2. Who was the most well known of these economists, and what was his argument?
3. What is the argument against active stabilization policy in terms of monetary policy?
4. What is the argument against active stabilization policy in terms of fiscal policy?
5. What do critics of active stabilization policy believe this policy will do to the economy, and what do they propose instead?
1a. When GDP falls below its natural rate, govt. should use expansionary monetary or fiscal policy to prevent or reduce a recession
b. When GDP rises above its natural rate, should use contractionary policy to prevent or reduce an inflationary boom
2. In his book, The General Theory of Employment, Interest and Money, John Maynard Keynes emphasized the key role of aggregate demand in explaining short-run economic fluctuations.
Keynes claimed that the government should actively stimulate aggregate demand when aggregate demand appeared insufficient to maintain production at its full-employment level.
It worked during the Great Depression.
3. Monetary policy affects economy with a long lag:
Firms make investment plans in advance, so I takes time to respond to changes in r
Most economists believe it takes at least 6 months for monetary policy to affect output and employment (They say that the BOC should not try to fine-tune the economy.)

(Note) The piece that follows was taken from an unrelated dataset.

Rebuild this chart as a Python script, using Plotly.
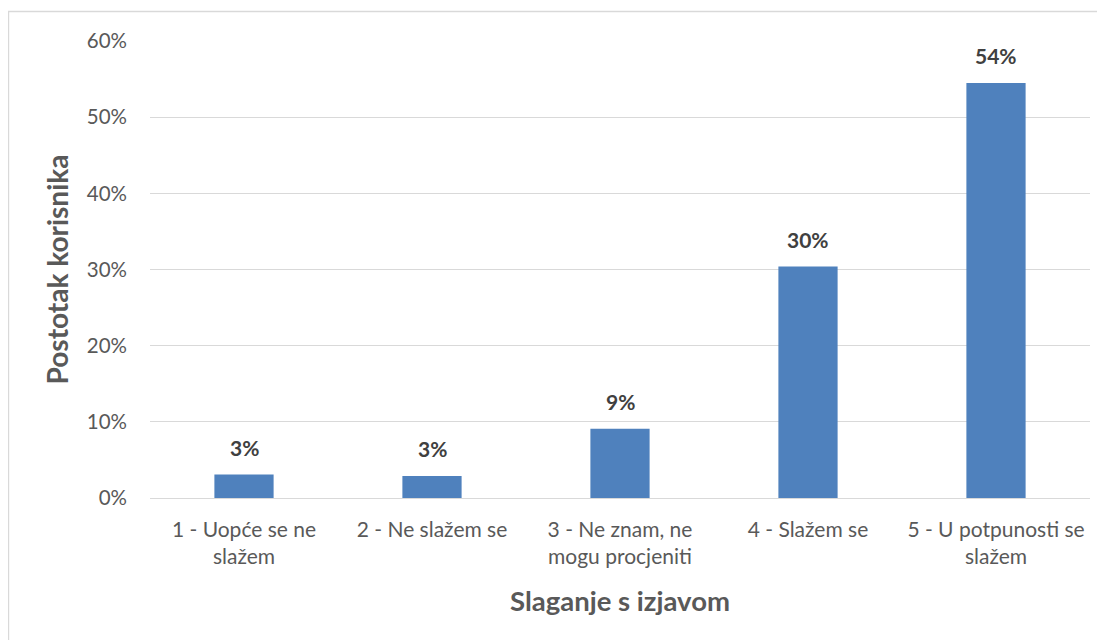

4. Fiscal policy also works with a long lag:
Changes in G and T require legislative bodies.
The legislative process can take months or years.
5. Due to these long lags, critics of active policy argue that such policies may destabilize the economy rather than help it:
By the time the policies affect AD, the economy’s condition may have changed.
These critics contend that policymakers should focus on long-run goals, like economic growth and low inflation instead.